Assigning Data to Roles

To run the Rapid Predictive Modeler, you must select an input data source. To filter the input data source, click Filter Icon.
You must assign a variable to the Dependent variable role.
Role
Description
Roles
Dependent variable
specifies the value that you want to predict or classify. The dependent variable is also known as the target variable.
Note: The dependent variable must have 10 or less nonmissing levels. If the number of missing levels is greater than 10, you cannot run the task until you select a different dependent variable.
Decisions and Priors
specifies this information:
  • Event level specifies the class target value that you want to model. The SAS Rapid Predictive Modeler automatically builds a model that provides the probabilities for each target event, but reporting improves when the desired target level is known.
  • Prior probabilities displays the counts and proportions of the target variable levels that occur in the model training data. You can adjust these values when your target variable is a categorical variable, and the training data and population data have different target distributions.

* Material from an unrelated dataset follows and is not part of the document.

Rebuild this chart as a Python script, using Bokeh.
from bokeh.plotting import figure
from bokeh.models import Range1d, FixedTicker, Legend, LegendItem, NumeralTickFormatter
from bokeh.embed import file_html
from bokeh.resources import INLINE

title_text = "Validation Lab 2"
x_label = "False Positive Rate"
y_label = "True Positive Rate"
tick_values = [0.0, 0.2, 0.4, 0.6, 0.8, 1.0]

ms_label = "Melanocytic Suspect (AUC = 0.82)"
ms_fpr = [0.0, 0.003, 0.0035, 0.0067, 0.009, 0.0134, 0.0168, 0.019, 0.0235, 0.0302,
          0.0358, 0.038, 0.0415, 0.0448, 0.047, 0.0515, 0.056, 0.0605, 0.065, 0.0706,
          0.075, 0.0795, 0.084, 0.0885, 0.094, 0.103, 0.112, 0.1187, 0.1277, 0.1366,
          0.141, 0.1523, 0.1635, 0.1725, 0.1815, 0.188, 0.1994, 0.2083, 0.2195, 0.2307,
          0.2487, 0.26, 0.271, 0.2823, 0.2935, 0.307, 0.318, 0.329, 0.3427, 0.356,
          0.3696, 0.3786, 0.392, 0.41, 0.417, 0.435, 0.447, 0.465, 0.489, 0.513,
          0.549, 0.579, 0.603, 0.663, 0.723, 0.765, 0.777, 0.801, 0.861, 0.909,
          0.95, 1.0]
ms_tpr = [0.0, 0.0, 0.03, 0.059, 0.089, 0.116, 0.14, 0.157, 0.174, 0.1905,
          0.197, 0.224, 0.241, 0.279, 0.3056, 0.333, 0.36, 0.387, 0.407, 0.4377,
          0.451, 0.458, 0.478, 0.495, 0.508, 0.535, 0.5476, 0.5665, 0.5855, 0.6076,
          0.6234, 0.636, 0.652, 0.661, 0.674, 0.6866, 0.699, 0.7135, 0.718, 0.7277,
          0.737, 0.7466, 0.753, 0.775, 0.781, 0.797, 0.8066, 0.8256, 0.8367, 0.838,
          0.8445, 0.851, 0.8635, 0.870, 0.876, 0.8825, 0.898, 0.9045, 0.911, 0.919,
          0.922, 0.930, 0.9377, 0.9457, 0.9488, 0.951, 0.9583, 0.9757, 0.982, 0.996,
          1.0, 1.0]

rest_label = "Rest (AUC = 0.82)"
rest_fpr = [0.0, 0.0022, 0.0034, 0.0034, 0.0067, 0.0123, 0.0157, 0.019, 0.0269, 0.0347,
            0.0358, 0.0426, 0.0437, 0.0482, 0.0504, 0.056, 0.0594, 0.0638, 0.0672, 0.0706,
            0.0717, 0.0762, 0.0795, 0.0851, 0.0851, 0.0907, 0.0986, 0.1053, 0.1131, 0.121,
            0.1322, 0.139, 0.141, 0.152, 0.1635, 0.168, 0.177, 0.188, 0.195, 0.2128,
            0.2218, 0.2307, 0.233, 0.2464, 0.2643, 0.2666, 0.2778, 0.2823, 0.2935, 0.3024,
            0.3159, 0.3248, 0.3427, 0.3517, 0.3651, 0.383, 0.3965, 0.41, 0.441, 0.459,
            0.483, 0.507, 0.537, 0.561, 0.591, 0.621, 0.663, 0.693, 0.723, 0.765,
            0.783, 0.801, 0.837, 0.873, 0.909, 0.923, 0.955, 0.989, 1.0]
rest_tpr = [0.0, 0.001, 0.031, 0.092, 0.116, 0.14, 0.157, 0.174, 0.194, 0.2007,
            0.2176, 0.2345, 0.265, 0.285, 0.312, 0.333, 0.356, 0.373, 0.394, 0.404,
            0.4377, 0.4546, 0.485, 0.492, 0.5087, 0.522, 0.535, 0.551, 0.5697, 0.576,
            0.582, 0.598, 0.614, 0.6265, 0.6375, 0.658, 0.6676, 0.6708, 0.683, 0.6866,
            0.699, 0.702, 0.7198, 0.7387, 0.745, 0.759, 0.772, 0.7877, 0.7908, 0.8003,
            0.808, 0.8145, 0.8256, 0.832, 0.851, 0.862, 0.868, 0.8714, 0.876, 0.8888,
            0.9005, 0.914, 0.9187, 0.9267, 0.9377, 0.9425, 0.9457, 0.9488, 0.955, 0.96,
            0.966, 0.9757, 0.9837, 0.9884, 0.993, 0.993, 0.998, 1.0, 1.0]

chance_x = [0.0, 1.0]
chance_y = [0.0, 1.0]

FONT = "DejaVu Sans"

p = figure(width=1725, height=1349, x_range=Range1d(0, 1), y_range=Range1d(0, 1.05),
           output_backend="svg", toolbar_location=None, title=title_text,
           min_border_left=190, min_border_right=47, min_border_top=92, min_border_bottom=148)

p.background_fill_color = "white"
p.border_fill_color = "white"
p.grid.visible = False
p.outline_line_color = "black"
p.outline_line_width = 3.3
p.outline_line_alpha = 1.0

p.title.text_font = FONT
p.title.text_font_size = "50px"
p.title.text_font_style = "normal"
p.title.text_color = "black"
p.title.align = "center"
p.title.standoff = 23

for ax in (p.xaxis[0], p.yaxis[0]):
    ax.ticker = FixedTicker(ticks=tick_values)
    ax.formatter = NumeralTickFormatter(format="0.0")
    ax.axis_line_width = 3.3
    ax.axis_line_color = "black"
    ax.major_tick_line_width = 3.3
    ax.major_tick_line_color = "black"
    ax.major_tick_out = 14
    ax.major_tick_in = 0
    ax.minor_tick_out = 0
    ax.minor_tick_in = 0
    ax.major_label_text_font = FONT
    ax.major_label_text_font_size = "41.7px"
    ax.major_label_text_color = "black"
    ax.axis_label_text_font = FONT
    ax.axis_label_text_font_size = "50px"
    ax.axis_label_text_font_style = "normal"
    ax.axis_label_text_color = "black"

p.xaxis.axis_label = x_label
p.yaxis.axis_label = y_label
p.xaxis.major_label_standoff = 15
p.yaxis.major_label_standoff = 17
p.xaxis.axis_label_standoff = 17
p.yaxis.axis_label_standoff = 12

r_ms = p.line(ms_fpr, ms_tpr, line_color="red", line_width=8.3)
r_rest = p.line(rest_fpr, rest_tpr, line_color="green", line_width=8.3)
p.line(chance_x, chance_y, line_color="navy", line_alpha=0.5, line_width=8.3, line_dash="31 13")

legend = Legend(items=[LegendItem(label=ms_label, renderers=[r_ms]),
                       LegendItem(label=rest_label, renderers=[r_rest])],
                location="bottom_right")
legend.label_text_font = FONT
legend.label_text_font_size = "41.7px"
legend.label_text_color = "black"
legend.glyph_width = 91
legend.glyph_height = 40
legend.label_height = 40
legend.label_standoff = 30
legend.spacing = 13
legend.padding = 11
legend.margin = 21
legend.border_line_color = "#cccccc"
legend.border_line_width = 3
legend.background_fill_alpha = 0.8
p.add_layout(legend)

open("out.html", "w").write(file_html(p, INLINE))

    For example, consider a model that was trained on oversampled data, where 50% of observations are responders and 50% of observations are non-responders. However, the population data that the model scores historically contains only 10% responders and 90% non-responders. You can use prior probability settings to inform the model of the historically expected proportions of responders to non-responders.
    • If you do not want to specify prior probabilities, select None (which is the default).
    • To specify equal probabilities for all levels of the target variable, select Equal.
    • To specify your own custom prior probabilities for target variable levels in the scored data, select User-defined and specify the probabilities. The prior probabilities that you specify must sum to 1.
    Note: Prior probabilities are supported only if the dependent variable has 10 or fewer values.
  • Decision function specifies the costs, profits, or weights that you want to associate with the predicted results. The table of values is called a decision matrix. You use a decision matrix to associate a value with each possible decision outcome.
    • If your model does not require a decision matrix, select None.
    • To use your model to maximize profit, select Maximum, and if desired, enter a higher weight in the true positive cell of the matrix.
    • To use your model to minimize cost, select Minimum, and if desired, enter a higher weight in the true negative cell of the matrix.
    • To use your model to predict rare events, select Inverse to identify true positive and true negative predictions, at the risk of misestimating false positive and false negative predictions. Inverse is the default value.
    Note: The decision matrix is supported only if the dependent variable has 10 or fewer values.
Additional Roles
Variables to exclude from the model
specifies the variables that you do not want to include in your analysis.
Frequency count
specifies the variable to use to represent the frequency value. The data is treated as if each case is replicated as many times as the value of the frequency variable.
ID variables
specifies variables that are useful for reporting and scoring selection functions. These variables are not included in the analysis.